_WHAT THIS TASK INVOLVES_.
Copy out the listing that follows, exactly, without its pictures.

_MATERIAL_.
──────
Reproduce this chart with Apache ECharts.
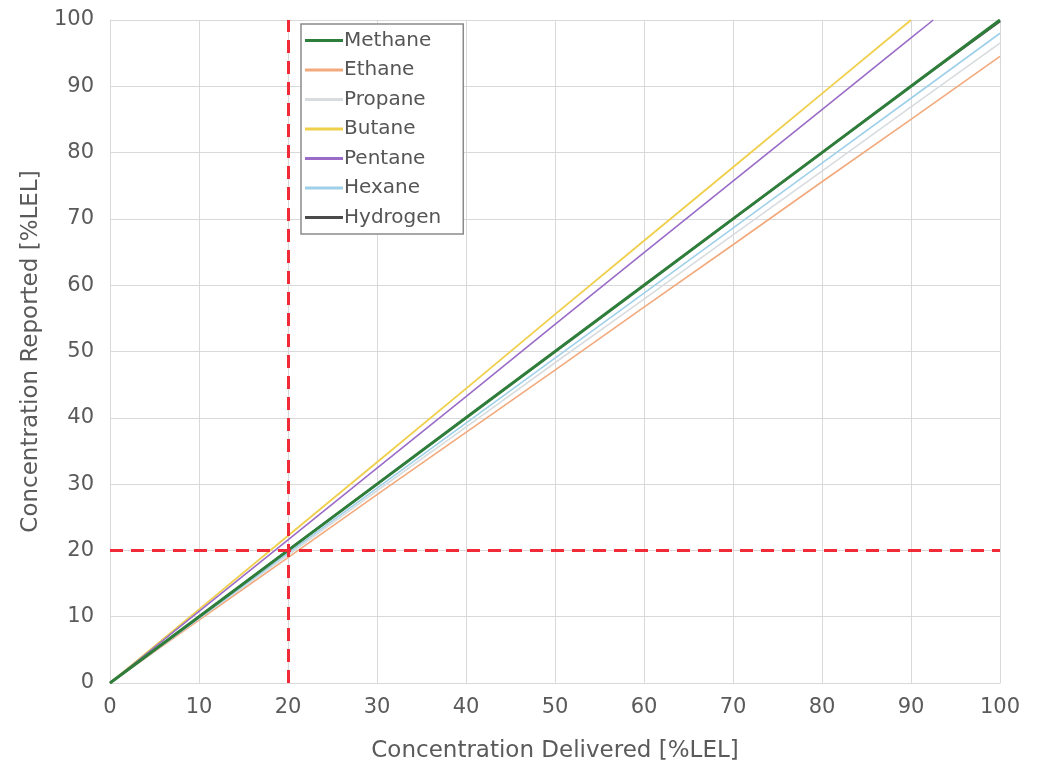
<!DOCTYPE html>
<html><head><meta charset="utf-8">
<script src="https://cdn.jsdelivr.net/npm/echarts@6/dist/echarts.min.js"></script>
<style>html,body{margin:0;padding:0;background:#fff}#c{width:1045px;height:770px}</style>
</head><body><div id="c"></div>
<script>
const delivered = [0,10,20,30,40,50,60,70,80,90,100];
const methane  = [0,10,20,30,40,50,60,70,80,90,100];
const ethane   = [0,9.5,18.9,28.4,37.8,47.2,56.7,66.1,75.6,85.0,94.5];
const propane  = [0,9.7,19.3,29.0,38.6,48.3,57.9,67.6,77.2,86.9,96.5];
const butaneX  = [0,10,20,30,40,50,60,70,80,90];
const butane   = [0,11.1,22.2,33.3,44.4,55.6,66.7,77.8,88.9,100];
const pentaneX = [0,10,20,30,40,50,60,70,80,90,92.5];
const pentane  = [0,10.8,21.6,32.4,43.2,54.1,64.9,75.7,86.5,97.3,100];
const hexane   = [0,9.8,19.6,29.4,39.2,49.0,58.8,68.6,78.4,88.2,98.0];
const hydrogen = [0,10,20,30,40,50,60,70,80,90,99.8];
const thresholdX = 20;
const thresholdY = 20;

const pair = (xs, ys) => xs.map((x,i)=>[x, ys[i]]);
const font = "'DejaVu Sans', sans-serif";
const txt = '#5a5a5a';

function s(name, xs, ys, color, width, z) {
  return {name, type:'line', data: pair(xs, ys), showSymbol:false, symbol:'none',
    lineStyle:{color, width}, itemStyle:{color}, z, animation:false};
}
const series = [
  s('Hydrogen', delivered, hydrogen, '#4a4a4a', 2, 3),
  s('Ethane', delivered, ethane, '#f2a97c', 1.6, 2),
  s('Propane', delivered, propane, '#d8dcdf', 1.6, 2),
  s('Hexane', delivered, hexane, '#9fd0ea', 1.6, 2),
  s('Butane', butaneX, butane, '#f0cf4a', 1.8, 2),
  s('Pentane', pentaneX, pentane, '#9a6cc8', 1.6, 2),
  s('Methane', delivered, methane, '#2f7d3a', 3, 4),
  {type:'line', data:[], z:5, silent:true,
   markLine:{symbol:'none', silent:true, animation:false, label:{show:false},
     lineStyle:{color:'#f02a36', width:3, type:[13,8]},
     data:[{xAxis: thresholdX}, {yAxis: thresholdY}]}}
];

const chart = echarts.init(document.getElementById('c'), null, {renderer:'canvas'});
chart.setOption({
  animation:false,
  backgroundColor:'#fff',
  grid:{left:110, right:45, top:20, bottom:87, containLabel:false},
  legend:{
    data:['Methane','Ethane','Propane','Butane','Pentane','Hexane','Hydrogen'],
    orient:'vertical', left:301, top:24, itemWidth:38, itemHeight:3, itemGap:8.5,
    padding:[6,22,6,4], backgroundColor:'#fff', borderColor:'#8a8a8a', borderWidth:1.5,
    icon:'rect',
    textStyle:{fontFamily:font, fontSize:20, lineHeight:21, color:'#555', padding:[0,0,0,-4]}
  },
  xAxis:{type:'value', min:0, max:100, interval:10,
    name:'Concentration Delivered [%LEL]', nameLocation:'middle', nameGap:57,
    nameTextStyle:{fontFamily:font, fontSize:23, color:txt},
    axisLine:{show:true, lineStyle:{color:'#d9d9d9'}}, axisTick:{show:false},
    axisLabel:{fontFamily:font, fontSize:21, color:txt, margin:14},
    splitLine:{show:true, lineStyle:{color:'#d9d9d9', width:1}}},
  yAxis:{type:'value', min:0, max:100, interval:10,
    name:'Concentration Reported [%LEL]', nameLocation:'middle', nameGap:62,
    nameTextStyle:{fontFamily:font, fontSize:23, color:txt},
    axisLine:{show:true, lineStyle:{color:'#d9d9d9'}}, axisTick:{show:false},
    axisLabel:{fontFamily:font, fontSize:21, color:txt, margin:16},
    splitLine:{show:true, lineStyle:{color:'#d9d9d9', width:1}}},
  series
});
</script></body></html>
──────
_FINAL ANSWER_.
Reproduce this chart with Apache ECharts.
<!DOCTYPE html>
<html><head><meta charset="utf-8">
<script src="https://cdn.jsdelivr.net/npm/echarts@6/dist/echarts.min.js"></script>
<style>html,body{margin:0;padding:0;background:#fff}#c{width:1045px;height:770px}</style>
</head><body><div id="c"></div>
<script>
const delivered = [0,10,20,30,40,50,60,70,80,90,100];
const methane  = [0,10,20,30,40,50,60,70,80,90,100];
const ethane   = [0,9.5,18.9,28.4,37.8,47.2,56.7,66.1,75.6,85.0,94.5];
const propane  = [0,9.7,19.3,29.0,38.6,48.3,57.9,67.6,77.2,86.9,96.5];
const butaneX  = [0,10,20,30,40,50,60,70,80,90];
const butane   = [0,11.1,22.2,33.3,44.4,55.6,66.7,77.8,88.9,100];
const pentaneX = [0,10,20,30,40,50,60,70,80,90,92.5];
const pentane  = [0,10.8,21.6,32.4,43.2,54.1,64.9,75.7,86.5,97.3,100];
const hexane   = [0,9.8,19.6,29.4,39.2,49.0,58.8,68.6,78.4,88.2,98.0];
const hydrogen = [0,10,20,30,40,50,60,70,80,90,99.8];
const thresholdX = 20;
const thresholdY = 20;

const pair = (xs, ys) => xs.map((x,i)=>[x, ys[i]]);
const font = "'DejaVu Sans', sans-serif";
const txt = '#5a5a5a';

function s(name, xs, ys, color, width, z) {
  return {name, type:'line', data: pair(xs, ys), showSymbol:false, symbol:'none',
    lineStyle:{color, width}, itemStyle:{color}, z, animation:false};
}
const series = [
  s('Hydrogen', delivered, hydrogen, '#4a4a4a', 2, 3),
  s('Ethane', delivered, ethane, '#f2a97c', 1.6, 2),
  s('Propane', delivered, propane, '#d8dcdf', 1.6, 2),
  s('Hexane', delivered, hexane, '#9fd0ea', 1.6, 2),
  s('Butane', butaneX, butane, '#f0cf4a', 1.8, 2),
  s('Pentane', pentaneX, pentane, '#9a6cc8', 1.6, 2),
  s('Methane', delivered, methane, '#2f7d3a', 3, 4),
  {type:'line', data:[], z:5, silent:true,
   markLine:{symbol:'none', silent:true, animation:false, label:{show:false},
     lineStyle:{color:'#f02a36', width:3, type:[13,8]},
     data:[{xAxis: thresholdX}, {yAxis: thresholdY}]}}
];

const chart = echarts.init(document.getElementById('c'), null, {renderer:'canvas'});
chart.setOption({
  animation:false,
  backgroundColor:'#fff',
  grid:{left:110, right:45, top:20, bottom:87, containLabel:false},
  legend:{
    data:['Methane','Ethane','Propane','Butane','Pentane','Hexane','Hydrogen'],
    orient:'vertical', left:301, top:24, itemWidth:38, itemHeight:3, itemGap:8.5,
    padding:[6,22,6,4], backgroundColor:'#fff', borderColor:'#8a8a8a', borderWidth:1.5,
    icon:'rect',
    textStyle:{fontFamily:font, fontSize:20, lineHeight:21, color:'#555', padding:[0,0,0,-4]}
  },
  xAxis:{type:'value', min:0, max:100, interval:10,
    name:'Concentration Delivered [%LEL]', nameLocation:'middle', nameGap:57,
    nameTextStyle:{fontFamily:font, fontSize:23, color:txt},
    axisLine:{show:true, lineStyle:{color:'#d9d9d9'}}, axisTick:{show:false},
    axisLabel:{fontFamily:font, fontSize:21, color:txt, margin:14},
    splitLine:{show:true, lineStyle:{color:'#d9d9d9', width:1}}},
  yAxis:{type:'value', min:0, max:100, interval:10,
    name:'Concentration Reported [%LEL]', nameLocation:'middle', nameGap:62,
    nameTextStyle:{fontFamily:font, fontSize:23, color:txt},
    axisLine:{show:true, lineStyle:{color:'#d9d9d9'}}, axisTick:{show:false},
    axisLabel:{fontFamily:font, fontSize:21, color:txt, margin:16},
    splitLine:{show:true, lineStyle:{color:'#d9d9d9', width:1}}},
  series
});
</script></body></html>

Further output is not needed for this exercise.